Europe’s biggest betting firm OPAP announced today an annual 30.4 per cent drop in second-quarter net profit, hit by a deep recession in its debt-choked Greek home market. OPAP, 34 per cent owned by the Greek state, is key to the government’s plans to raise 5 billion euros from privatisations this year under an EU/IMF bailout plan.

Net profit was 106.9 million euros, below the average forecast from analysts’ for 121.8 million euros. Results were hit by a deferred tax charge and by the absence of major sporting events such as the World Cup soccer tournament, which had boosted last year’s revenues. Earnings before interest, tax, depreciation and amortisation (EBITDA) dropped 28 per cent to 154 million euros, with the EBITDA margin falling to 14.4 per cent from 15.6 in the second quarter last year. In a move to boost its value, OPAP has been adding new games and overhauling its outlets.

A new Greek gaming law grants the firm an exclusive licence to operate 35,000 videolotto machines (VLTs) that will be launched in the country.

Chief Executive Officer Yannis Spanoudakis said OPAP’s network of 5,500 outlets in Greece and Cyprus and its robust balance sheet enabled the firm to tap this new opportunity.

“The recent endorsement of the new Greek gaming law… provides us with a much-needed visibility for the gaming business environment over the coming years,” Spanoudakis said.
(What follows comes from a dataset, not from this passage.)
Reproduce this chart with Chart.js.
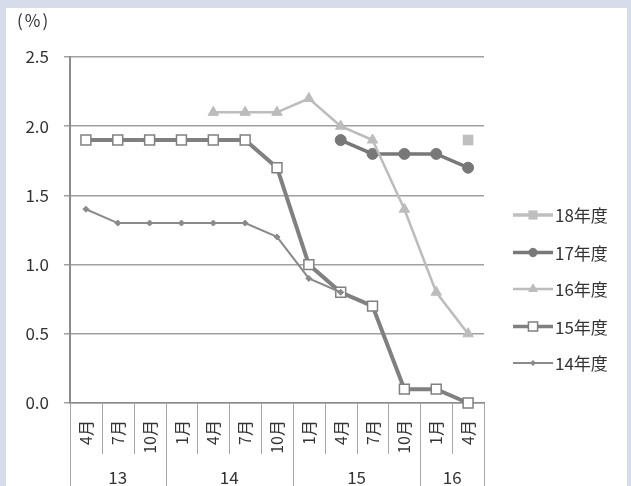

Analysts expect the new VLT business to be a growth catalyst for the firm. But they also warn that it might hurt profit in the long run, because VLTs yield lower profit margins than OPAP’s current operations. Second-quarter sales fell 22 per cent to 1.069 billion euros as austerity measures curtailed Greeks’ appetite for betting. Turnover from the two flagship games Kino and Stihima declined 16.3 per cent and 35.8 per cent. OPAP has shed 35 per cent of its market value so far this year amid plunging stock markets due to the eurozone debt crisis.